Walking through Old Savannah is like meeting a person who is ridiculously good-looking, but down to earth, catching you off guard and leaving you completely flustered - in the nicest way. It has the feel of a city where its present and its ancestral past still coexist with a mutual affection.
If you told me that a visit to the Deep South in September would bring 74 degrees temps & light summer breezes, I wouldn’t believe you. Yet there we were. Our visit this past fall was an all-day crash course on Savannah’s historic district, starting at the Visitors Center/Museum block on Liberty, zig-zagging through the streets lined with mossy live oaks and antebellum homes, and punctuated with pocket parks.
We glimpsed a few of the top attractions, including Forsyth Park, the monument squares, City Market, and walked part of River Street where the container ships pass right alongside the old-fashioned steamboats.
Savannah is much like Charleston at first glance, but sleepier, cozier, with a more “lived-in” kind of elegance. It is drenched in the natural beauty of deep shade, green, flowing water, and storytelling signs and monuments framed into every street. The ornamental architecture is stunning, but it is only a backdrop.
Interesting sounds, colors, and textures emerge from everywhere; pocket gardens tucked in a street corner by a 300-year-old house; an international cafe; a sidewalk painter; the sound of a flute or a bagpipe; pleasant smells that pass before you can place them.
Walking through Old Savannah is like meeting a person who is ridiculously good-looking but down to earth, catching you off guard and leaving you completely flustered, in the nicest way. It has the feel of a city where its present and its ancestral past still coexist with a mutual affection.
Today, Savannah is home to a major art school which contributes to the colorful, earthy feel of its diverse urban scene and casual, hospitable elegance. It’s a fitting homage to the unique stage of its early history, where a brilliant and largely unsung example of progressive social action tipped the balance of history forever. Under the determined organization of freethinking leaders like James Oglethorpe, an alliance of “unwanted” outcasts like Sephardic Jews and disenfranchised English families, struggling under the corrupt social order, formed a peaceful working community within the Georgia swamps that unwittingly became the buffer thwarting the Spanish colonial takeover of the eastern seaboard.

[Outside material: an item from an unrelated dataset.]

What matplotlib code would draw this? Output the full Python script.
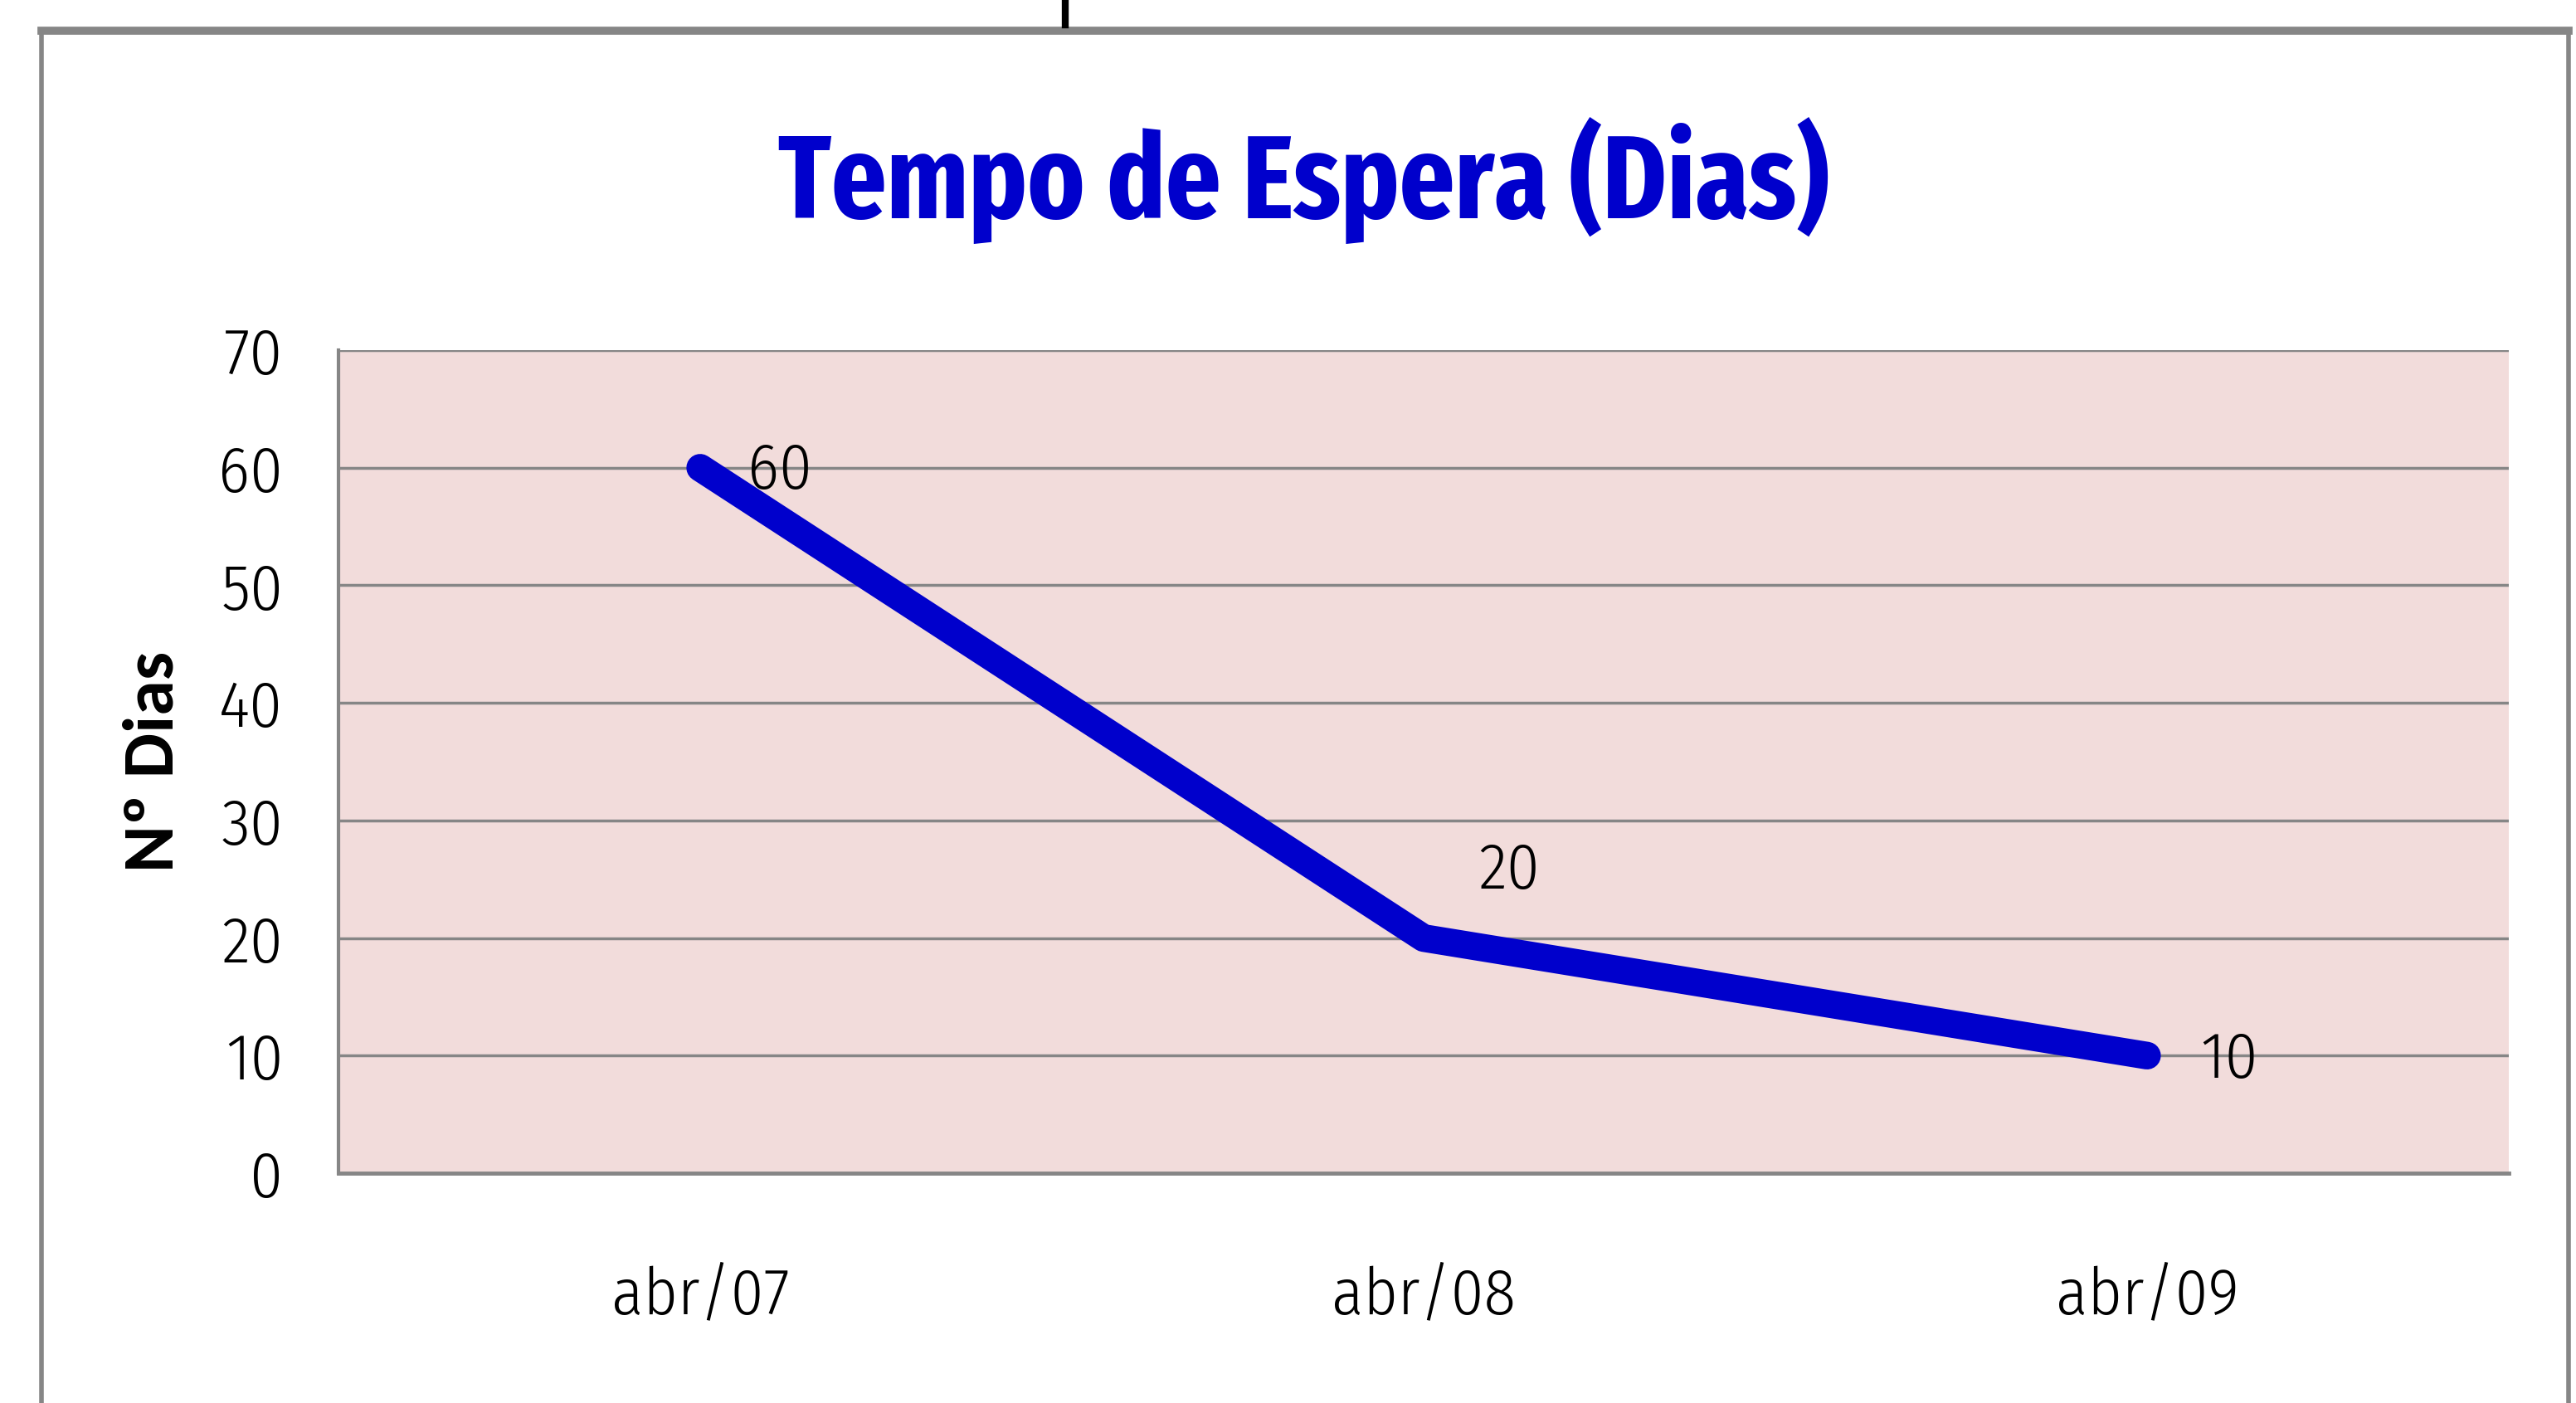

When the Georgia colony was founded in 1732, it was conditional to the respectful alliance with the Creek Indians who knew and cared for the land. It was the only European colony in the Americas where slavery was banned - years before abolition became a political force.
This unlikely and unconventional community was later a bulwark against the raging tide of Manifest Destiny that swept across the early American colonies during the Revolutionary War; in fact, many Georgians (including ancestors of mine) landed on the “wrong” side of history when they fought alongside the Creek Indians, opposing the mass seizure of land by the Continental Army. History became a story told by the other point of view; but the incredible legacy of the power of human cooperation, so far ahead of its time, remains.
The ghosts of this past still linger lovingly. You can feel them emanating from the land, and whispering in the shady breeze, with a message much older, much quieter, than what our clamoring world can hear clearly.